The creative was spearheaded by The&Partnership but the charity involved blind and partially-sighted people at every stage of the process, running workshops and surveys, as well as testing concepts and ideas.

“That has been a very, very critical part of how we’ve done it,” explained Castell.

The first stage kicked off last year, when the brand consulted its community about plans for a new strategy. During these initial talks, this group reinforced the idea that RNIB’s image was outdated.

That led to the wholesale shift in the business and a more light-hearted marketing approach, but far from just being involved in market research those with vision loss actually sat in workshops with the logo designer to create the refreshed emblem.

Taking inspiration from the font used in the original Snellen eye test chart, motorway signs the design team trialled a series of different typefaces and colours with people who had a range of different sight conditions.

The previous cold blue colour palette has been adapted to shed the perception of RNIB as having a “cold personality”. It’s been replaced by a wheel or fuchsia, yellow and green that offers greater contrast – making it warm, but accessible for those with low vision.

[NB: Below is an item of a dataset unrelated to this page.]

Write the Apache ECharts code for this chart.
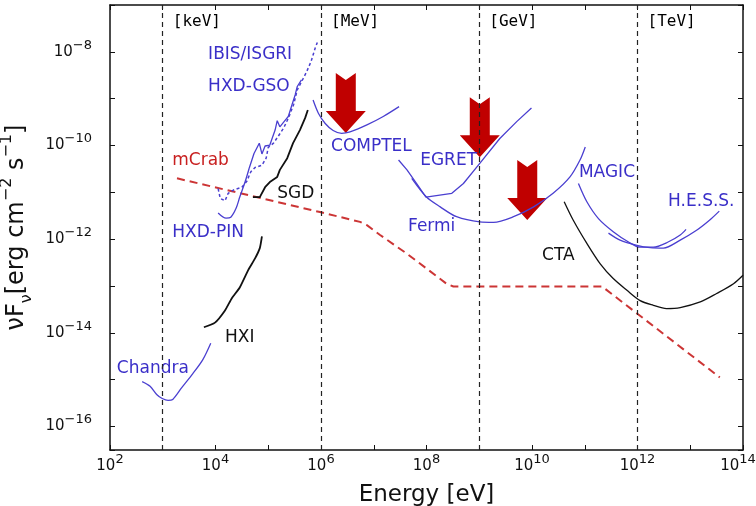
<!DOCTYPE html>
<html lang="en">
<head>
<meta charset="UTF-8">
<title>Sensitivity</title>
<script src="https://cdn.jsdelivr.net/npm/echarts@6/dist/echarts.min.js"></script>
<style>
    html, body { margin: 0; padding: 0; background: #fff; }
    #main { width: 756px; height: 506px; }
</style>
</head>
<body>
<div id="main"></div>
<script type="text/javascript">
// points are [log10(E / eV), log10(nuFnu / erg cm^-2 s^-1)]
var chandra = [[2.61,-15.04],[2.76,-15.14],[2.89,-15.32],[2.99,-15.40],[3.10,-15.44],[3.19,-15.42],[3.36,-15.17],[3.57,-14.87],[3.76,-14.57],[3.91,-14.22]];
var hxi = [[3.78,-13.88],[3.99,-13.78],[4.18,-13.52],[4.31,-13.26],[4.46,-13.03],[4.62,-12.66],[4.75,-12.41],[4.84,-12.19],[4.88,-11.94]];
var sgd = [[4.71,-11.10],[4.84,-11.10],[4.94,-10.89],[5.03,-10.78],[5.17,-10.67],[5.22,-10.52],[5.36,-10.27],[5.47,-9.95],[5.60,-9.67],[5.70,-9.41],[5.75,-9.24]];
var hxdPin = [[4.05,-11.44],[4.20,-11.55],[4.29,-11.53],[4.39,-11.34],[4.46,-11.10],[4.56,-10.78],[4.64,-10.48]];
var hxdGso = [[4.64,-10.48],[4.73,-10.17],[4.83,-9.95],[4.88,-10.18],[4.94,-10.01],[5.03,-9.99],[5.13,-9.67],[5.17,-9.47],[5.22,-9.60],[5.30,-9.49],[5.38,-9.38],[5.45,-9.13],[5.51,-8.92],[5.55,-8.74],[5.63,-8.60]];
var ibisIsgri = [[4.05,-10.92],[4.09,-11.13],[4.18,-11.18],[4.24,-11.02],[4.34,-10.95],[4.50,-10.89],[4.59,-10.77],[4.67,-10.56],[4.75,-10.47],[4.88,-10.42],[4.96,-10.27],[5.00,-10.04],[5.10,-9.95],[5.19,-9.80],[5.29,-9.63],[5.38,-9.42],[5.48,-9.13],[5.55,-8.81],[5.63,-8.64],[5.73,-8.42],[5.81,-8.21],[5.89,-7.92],[5.93,-7.80]];
var comptel = [[5.85,-9.03],[5.95,-9.31],[6.08,-9.53],[6.23,-9.68],[6.39,-9.74],[6.55,-9.71],[6.87,-9.56],[7.18,-9.38],[7.48,-9.17]];
var egret = [[7.47,-10.31],[7.63,-10.52],[7.81,-10.81],[7.99,-11.10],[8.48,-11.02],[8.70,-10.81],[9.01,-10.38],[9.39,-9.85],[9.71,-9.49],[9.99,-9.20]];
var fermi = [[7.72,-10.70],[8.00,-11.10],[8.26,-11.31],[8.57,-11.52],[9.01,-11.63],[9.27,-11.64],[9.65,-11.52],[10.03,-11.31],[10.40,-11.02],[10.72,-10.67],[10.91,-10.31],[11.01,-10.03]];
var magic = [[10.88,-10.81],[11.04,-11.20],[11.26,-11.56],[11.54,-11.84],[11.83,-12.06],[12.05,-12.17],[12.30,-12.17],[12.58,-12.06],[12.81,-11.91],[12.92,-11.79]];
var hess = [[11.45,-11.87],[11.67,-12.02],[11.99,-12.13],[12.24,-12.18],[12.49,-12.19],[12.81,-12.02],[13.12,-11.81],[13.37,-11.59],[13.55,-11.40]];
var cta = [[10.61,-11.20],[10.78,-11.59],[11.04,-12.09],[11.29,-12.52],[11.54,-12.84],[11.80,-13.09],[12.05,-13.31],[12.30,-13.41],[12.55,-13.48],[12.81,-13.46],[13.19,-13.34],[13.50,-13.16],[13.82,-12.95],[14.00,-12.77]];
var mCrab = [[3.27,-10.70],[5.98,-11.42],[6.74,-11.63],[6.87,-11.70],[7.12,-11.91],[7.63,-12.31],[8.38,-12.95],[8.51,-13.01],[11.33,-13.01],[13.56,-14.95]];
var arrowTips = [[6.47,-9.73],[9.01,-10.25],[9.91,-11.59]];

// band edges (log10 eV) and their names
var bandEdges = [3, 6, 9, 12];
var bandNames = ['[keV]', '[MeV]', '[GeV]', '[TeV]'];

// text labels: name, anchor (left end, middle) in log units
var labelNames = ['IBIS/ISGRI', 'HXD-GSO', 'mCrab', 'SGD', 'HXD-PIN', 'HXI', 'Chandra', 'COMPTEL', 'EGRET', 'Fermi', 'MAGIC', 'H.E.S.S.', 'CTA'];
var labelAt = [[3.86,-8.06],[3.86,-8.75],[3.18,-10.33],[5.17,-11.02],[3.18,-11.85],[4.18,-14.10],[2.13,-14.76],[6.19,-10.03],[7.88,-10.33],[7.65,-11.72],[10.89,-10.57],[12.58,-11.19],[10.19,-12.36]];

var BLUE = '#4a3fd0', BLUE_TXT = '#3a2fc8', RED = '#cc3535', BLACK = '#111';
var labelColors = {'mCrab': '#c82020', 'SGD': BLACK, 'HXI': BLACK, 'CTA': BLACK};

function lin(pts) {
    return pts.map(function (p) { return [Math.pow(10, p[0]), Math.pow(10, p[1])]; });
}
function curve(name, pts, color, width, type, smooth) {
    return {
        name: name, type: 'line', data: lin(pts), showSymbol: false, smooth: smooth || false,
        lineStyle: {color: color, width: width, type: type || 'solid'}, z: 3, silent: true
    };
}
function expLabel(v) {
    var e = Math.log10(v), r = Math.round(e);
    if (Math.abs(e - r) > 1e-6 || r % 2 !== 0) return '';
    // last x label sits at the page edge, pad it so it moves left a bit
    var sup = r === 14 ? 'e' : 's';
    return '{b|10}{' + sup + '|' + (r < 0 ? '\u2212' : '') + Math.abs(r) + '}';
}
var tickRich = {
    b: {fontSize: 15, lineHeight: 26, fontFamily: 'DejaVu Sans', color: BLACK},
    s: {fontSize: 13, verticalAlign: 'top', fontFamily: 'DejaVu Sans', color: BLACK},
    e: {fontSize: 13, verticalAlign: 'top', fontFamily: 'DejaVu Sans', color: BLACK, padding: [0, 10, 0, 0]}
};

var myChart = echarts.init(document.getElementById('main'));

var textData = labelNames.map(function (n, i) {
    return {name: n, value: lin([labelAt[i]])[0],
        label: {color: labelColors[n] || BLUE_TXT}};
});
var bandData = bandNames.map(function (n, i) {
    return {name: n, value: lin([[bandEdges[i] + 0.19, -7.36]])[0]};
});

var option = {
    animation: false,
    backgroundColor: '#fff',
    grid: {left: 110, right: 13, top: 5, bottom: 56, outerBoundsMode: 'none', containLabel: false},
    xAxis: [{
        type: 'log', logBase: 10, min: 1e2, max: 1e14, interval: 1,
        name: 'Energy [eV]', nameLocation: 'middle', nameGap: 34,
        nameTextStyle: {fontSize: 23, fontFamily: 'DejaVu Sans', color: BLACK},
        axisLine: {lineStyle: {color: BLACK, width: 1.5}},
        axisTick: {inside: true, length: 5, lineStyle: {color: BLACK}},
        axisLabel: {interval: 0, margin: 3, formatter: expLabel, rich: tickRich},
        splitLine: {show: false}
    }, {
        type: 'log', logBase: 10, min: 1e2, max: 1e14, interval: 1, position: 'top',
        axisLine: {lineStyle: {color: BLACK, width: 1.5}},
        axisTick: {inside: true, length: 5, lineStyle: {color: BLACK}},
        axisLabel: {show: false}, splitLine: {show: false}
    }],
    yAxis: [{
        // no interval here: the scale picks whole decades itself from 10^-16
        type: 'log', logBase: 10, min: Math.pow(10, -16.5), max: 1e-7,
        name: '{a|\u03bdF}{u|\u03bd}{a|[erg cm}{p|\u22122}{a| s}{p|\u22121}{a|]}',
        nameLocation: 'middle', nameGap: 66, nameRotate: 90,
        nameTextStyle: {
            rich: {
                a: {fontSize: 24, lineHeight: 36, fontFamily: 'DejaVu Sans', color: BLACK},
                u: {fontSize: 16, verticalAlign: 'bottom', fontFamily: 'DejaVu Sans', color: BLACK},
                p: {fontSize: 16, verticalAlign: 'top', fontFamily: 'DejaVu Sans', color: BLACK}
            }
        },
        axisLine: {lineStyle: {color: BLACK, width: 1.5}},
        axisTick: {inside: true, length: 5, lineStyle: {color: BLACK}},
        axisLabel: {interval: 0, margin: 18, formatter: expLabel, rich: tickRich},
        splitLine: {show: false}
    }, {
        type: 'log', logBase: 10, min: Math.pow(10, -16.5), max: 1e-7, position: 'right',
        axisLine: {lineStyle: {color: BLACK, width: 1.5}},
        axisTick: {inside: true, length: 5, lineStyle: {color: BLACK}},
        axisLabel: {show: false}, splitLine: {show: false}
    }],
    series: [
        {
            name: 'limits', type: 'scatter', data: lin(arrowTips), z: 2, silent: true,
            symbol: 'path://M10,0 L20,7 L30,0 L30,38 L40,38 L20,60 L0,38 L10,38 Z',
            symbolSize: [40, 60], symbolOffset: [0, -30], symbolKeepAspect: false,
            itemStyle: {color: '#c00000', opacity: 1}
        },
        curve('mCrab', mCrab, RED, 2, [8, 5]),
        curve('Chandra', chandra, BLUE, 1.3, 'solid', 0.3),
        curve('HXI', hxi, BLACK, 1.8, 'solid', 0.2),
        curve('SGD', sgd, BLACK, 1.8),
        curve('HXD-PIN', hxdPin, BLUE, 1.3, 'solid', 0.3),
        curve('HXD-GSO', hxdGso, BLUE, 1.3),
        curve('IBIS/ISGRI', ibisIsgri, BLUE, 1.5, [3, 2.5]),
        curve('COMPTEL', comptel, BLUE, 1.3, 'solid', 0.3),
        curve('EGRET', egret, BLUE, 1.3),
        curve('Fermi', fermi, BLUE, 1.3, 'solid', 0.3),
        curve('MAGIC', magic, BLUE, 1.3, 'solid', 0.3),
        curve('H.E.S.S.', hess, BLUE, 1.3, 'solid', 0.3),
        curve('CTA', cta, BLACK, 1.3, 'solid', 0.3),
        {
            name: 'labels', type: 'scatter', data: textData, symbolSize: 0, silent: true, z: 4,
            itemStyle: {opacity: 1},
            label: {show: true, position: 'right', distance: 0, formatter: '{b}',
                fontSize: 17, fontFamily: 'DejaVu Sans', verticalAlign: 'middle'},
            markLine: {
                symbol: 'none', silent: true, label: {show: false},
                lineStyle: {color: '#222', width: 1.2, type: [5, 4], opacity: 1},
                data: bandEdges.map(function (e) { return {xAxis: Math.pow(10, e)}; })
            }
        },
        {
            name: 'bands', type: 'scatter', data: bandData, symbolSize: 0, silent: true, z: 4,
            itemStyle: {opacity: 1},
            label: {show: true, position: 'right', distance: 0, formatter: '{b}',
                fontSize: 16, fontFamily: 'DejaVu Sans Mono', color: '#000', verticalAlign: 'middle'}
        }
    ]
};
myChart.setOption(option);
</script>
</body>
</html>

RNIB’s focus on inclusivity extends beyond the motif though. A digital iteration of the logo has been adapted to make it easier for those with low vision to decipher, while a tactile version with less sharp, more curved edges, has also been produced.

The charity is even jumping on the sonic logos trend with a version of its strapline that will be read out across its radio network.

Like other charities, RNIB has faced financial struggles in recent years. In the year to March 2017 it posted a loss of £12.6m and made a number of redundancies across the group.

Castell said that among the key achievements so far under her shore tenure has been the integration of the marketing, fundraising and customer engagement under a 'relationships' division.

"A lot of what I’ve been doing in my first year is just bringing teams together and making sure that we’re all working together very collaboratively."

With this financial transformation plan in place, it is hoping to return it to health over the next two years.